#### Required work:
Quote word for word the lines below, beginning with the first and ending with the one that has "const names = ['Triang.Otoño". Drop the pictures.

#### Given material:
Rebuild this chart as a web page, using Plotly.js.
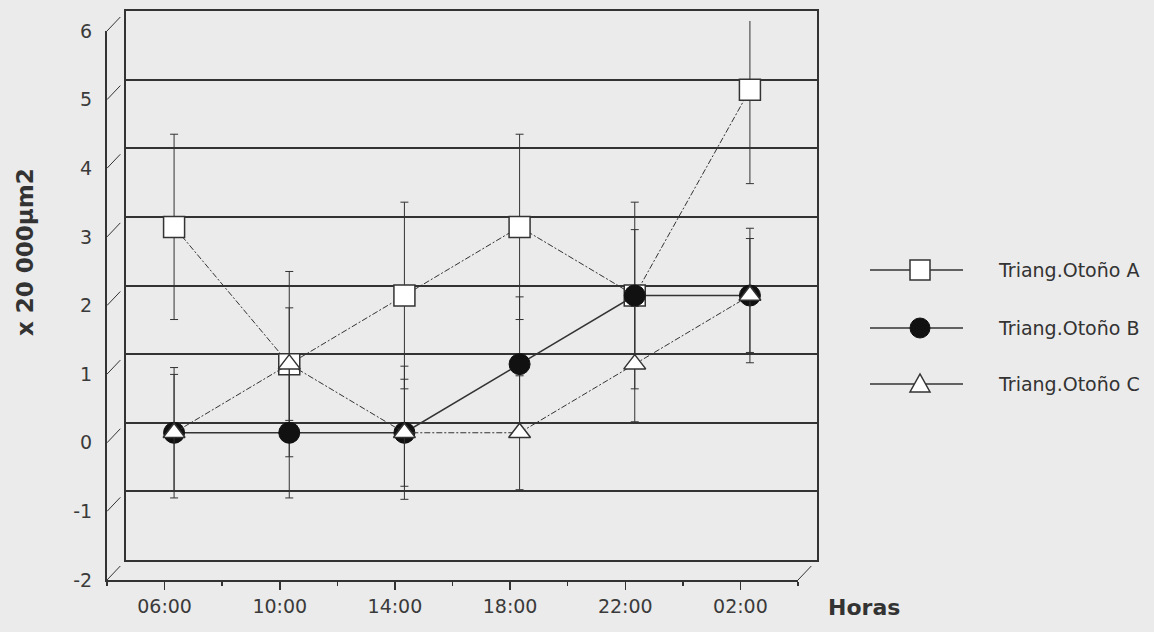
<!DOCTYPE html>
<html>
<head>
<meta charset="utf-8">
<script src="https://cdn.plot.ly/plotly-3.0.1.min.js"></script>
<style>html,body{margin:0;padding:0;background:#ebebeb;}#chart{width:1154px;height:632px;}</style>
</head>
<body>
<div id="chart"></div>
<script>
// ---- data ----
const hours = ['06:00', '10:00', '14:00', '18:00', '22:00', '02:00'];
const serieA = [3, 1, 2, 3, 2, 5];
const serieB = [0, 0, 0, 1, 2, 2];
const serieC = [0, 1, 0, 0, 1, 2];
const errA = [1.35, 1.35, 1.36, 1.35, 1.36, 1.37];
const errB = [0.95, 0.95, 0.97, 0.98, 0.96, 0.98];
const errC = [0.85, 0.82, 0.78, 0.83, 0.84, 0.83];
const yTicks = [-2, -1, 0, 1, 2, 3, 4, 5, 6];
const yTickText = ['-2', '-1', '0', '1', '2', '3', '4', '5', '6'];
const gridVals = [-1, 0, 1, 2, 3, 4, 5];
const names = ['Triang.Otoño A', 'Triang.Otoño B', 'Triang.Otoño C'];

// ---- geometry (pseudo 3D) ----
const ML = 107, MT = 11;
const PW = 710, PH = 569;          // plot area in px
const DX = 19, DY = 20;            // depth offset (px)
const yMin = -2, yMax = 6;
const ink = '#333333';
const bg = '#ebebeb';
const fontFam = 'DejaVu Sans, Liberation Sans, sans-serif';

const backX = [DX / PW, 1];
const backY = [DY / PH, 1];
const frontX = [0, 1 - DX / PW];
const frontY = [0, 1 - DY / PH];
const midX = [DX / 2 / PW, 1 - DX / 2 / PW];
const midY = [DY / 2 / PH, 1 - DY / 2 / PH];

const errStyle = (arr) => ({type: 'data', array: arr, visible: true, thickness: 1, width: 4, color: ink});
const dashed = '6px,2px,2px,2px';

const traces = [
  // empty helpers so the back wall and the front axes exist as subplots
  {x: [], y: [], xaxis: 'x', yaxis: 'y', type: 'scatter', showlegend: false, hoverinfo: 'skip'},
  {x: [], y: [], xaxis: 'x2', yaxis: 'y2', type: 'scatter', showlegend: false, hoverinfo: 'skip'},
  {x: hours, y: serieA, name: names[0], xaxis: 'x3', yaxis: 'y3', type: 'scatter', mode: 'lines+markers',
   line: {color: ink, width: 1, dash: dashed},
   marker: {symbol: 'square', size: 21, color: '#ffffff', line: {color: ink, width: 1.5}},
   error_y: errStyle(errA)},
  {x: hours, y: serieB, name: names[1], xaxis: 'x3', yaxis: 'y3', type: 'scatter', mode: 'lines+markers',
   line: {color: ink, width: 1.5},
   marker: {symbol: 'circle', size: 21, color: '#111111', line: {color: '#111111', width: 1}},
   error_y: errStyle(errB)},
  {x: hours, y: serieC, name: names[2], xaxis: 'x3', yaxis: 'y3', type: 'scatter', mode: 'lines+markers',
   line: {color: ink, width: 1, dash: dashed},
   marker: {symbol: 'triangle-up', size: 19, color: '#ffffff', line: {color: ink, width: 1.5}},
   error_y: errStyle(errC)}
];

// slanted depth connectors
const shapes = [];
const frac = 0.7;
yTicks.forEach(v => {
  const t = (v - yMin) / (yMax - yMin);
  const y0 = frontY[0] + t * (frontY[1] - frontY[0]);
  const y1 = backY[0] + t * (backY[1] - backY[0]);
  shapes.push({type: 'line', xref: 'paper', yref: 'paper',
    x0: 0, y0: y0, x1: frac * backX[0], y1: y0 + frac * (y1 - y0),
    line: {color: ink, width: 1}});
});
shapes.push({type: 'line', xref: 'paper', yref: 'paper',
  x0: frontX[1], y0: 0, x1: frontX[1] + frac * (1 - frontX[1]), y1: frac * backY[0],
  line: {color: ink, width: 1}});

// manual legend (long sample lines like the original)
const px = (x) => (x - ML) / PW;
const py = (y) => 1 - (y - MT) / PH;
const legRows = [270, 328, 384];
const legSymbols = ['square', 'circle', 'triangle'];
const annotations = [];
legRows.forEach((ry, i) => {
  shapes.push({type: 'line', xref: 'paper', yref: 'paper', x0: px(870), x1: px(963), y0: py(ry), y1: py(ry),
    line: {color: ink, width: 1.5}});
  const base = {xref: 'paper', yref: 'paper', xsizemode: 'pixel', ysizemode: 'pixel',
    xanchor: px(920), yanchor: py(ry)};
  if (legSymbols[i] === 'square') {
    shapes.push(Object.assign({type: 'rect', x0: -10, x1: 10, y0: -10, y1: 10,
      fillcolor: '#ffffff', line: {color: ink, width: 1.5}}, base));
  } else if (legSymbols[i] === 'circle') {
    shapes.push(Object.assign({type: 'circle', x0: -10, x1: 10, y0: -10, y1: 10,
      fillcolor: '#111111', line: {color: '#111111', width: 1}}, base));
  } else {
    shapes.push(Object.assign({type: 'path', path: 'M-10,-8 L10,-8 L0,10 Z',
      fillcolor: '#ffffff', line: {color: ink, width: 1.5}}, base));
  }
  annotations.push({text: names[i], xref: 'paper', yref: 'paper', x: px(996), y: py(ry),
    xanchor: 'left', yanchor: 'middle', showarrow: false,
    font: {family: fontFam, size: 19, color: ink}});
});

annotations.push(
  {text: 'x 20 000µm2', xref: 'paper', yref: 'paper', x: px(25), y: py(252), textangle: -90,
   xanchor: 'center', yanchor: 'middle', showarrow: false,
   font: {family: fontFam, size: 23, color: ink, weight: 'bold'}},
  {text: 'Horas', xref: 'paper', yref: 'paper', x: px(864), y: py(607), xanchor: 'center', yanchor: 'middle',
   showarrow: false, font: {family: fontFam, size: 22, color: ink, weight: 'bold'}}
);

const layout = {
  width: 1154, height: 632,
  margin: {l: ML, r: 1154 - ML - PW, t: MT, b: 632 - MT - PH},
  paper_bgcolor: bg, plot_bgcolor: 'rgba(0,0,0,0)',
  font: {family: fontFam, size: 20, color: ink},
  showlegend: false,
  // back wall
  xaxis: {domain: backX, anchor: 'y', range: [-0.5, 5.5], showgrid: false, zeroline: false,
    showline: true, mirror: true, linecolor: ink, linewidth: 2, showticklabels: false, ticks: ''},
  yaxis: {domain: backY, anchor: 'x', range: [yMin, yMax], tickmode: 'array', tickvals: gridVals, showgrid: true,
    gridcolor: ink, gridwidth: 2, zeroline: false, showline: true, mirror: true,
    linecolor: ink, linewidth: 2, showticklabels: false, ticks: ''},
  // front axes
  xaxis2: {domain: frontX, anchor: 'y2', range: [-0.5, 5.5], showgrid: false, zeroline: false,
    showline: true, linecolor: ink, linewidth: 2, tickmode: 'array', tickvals: hours.map((h, i) => i),
    ticktext: hours, ticks: 'outside', ticklen: 8, tickwidth: 1.5, tickcolor: ink,
    tickfont: {family: fontFam, size: 19, color: '#3a3a3a'},
    minor: {tickmode: 'linear', tick0: -0.5, dtick: 1, ticks: 'outside', ticklen: 4, tickwidth: 1.5, tickcolor: ink}},
  yaxis2: {domain: frontY, anchor: 'x2', range: [yMin, yMax], tickmode: 'array', tickvals: yTicks,
    ticktext: yTickText,
    showgrid: false, zeroline: false, showline: true, linecolor: ink, linewidth: 2, ticks: '',
    ticklabelstandoff: 9, tickfont: {family: fontFam, size: 19, color: '#3a3a3a'}},
  // data plane (middle depth)
  xaxis3: {domain: midX, anchor: 'y3', type: 'category', categoryarray: hours, range: [-0.5, 5.5],
    visible: false},
  yaxis3: {domain: midY, anchor: 'x3', range: [yMin, yMax], visible: false},
  shapes: shapes,
  annotations: annotations
};

Plotly.newPlot('chart', traces, layout, {displayModeBar: false, staticPlot: true});
</script>
</body>
</html>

#### Result of the exercise:
Rebuild this chart as a web page, using Plotly.js.
<!DOCTYPE html>
<html>
<head>
<meta charset="utf-8">
<script src="https://cdn.plot.ly/plotly-3.0.1.min.js"></script>
<style>html,body{margin:0;padding:0;background:#ebebeb;}#chart{width:1154px;height:632px;}</style>
</head>
<body>
<div id="chart"></div>
<script>
// ---- data ----
const hours = ['06:00', '10:00', '14:00', '18:00', '22:00', '02:00'];
const serieA = [3, 1, 2, 3, 2, 5];
const serieB = [0, 0, 0, 1, 2, 2];
const serieC = [0, 1, 0, 0, 1, 2];
const errA = [1.35, 1.35, 1.36, 1.35, 1.36, 1.37];
const errB = [0.95, 0.95, 0.97, 0.98, 0.96, 0.98];
const errC = [0.85, 0.82, 0.78, 0.83, 0.84, 0.83];
const yTicks = [-2, -1, 0, 1, 2, 3, 4, 5, 6];
const yTickText = ['-2', '-1', '0', '1', '2', '3', '4', '5', '6'];
const gridVals = [-1, 0, 1, 2, 3, 4, 5];
const names = ['Triang.Otoño A', 'Triang.Otoño B', 'Triang.Otoño C'];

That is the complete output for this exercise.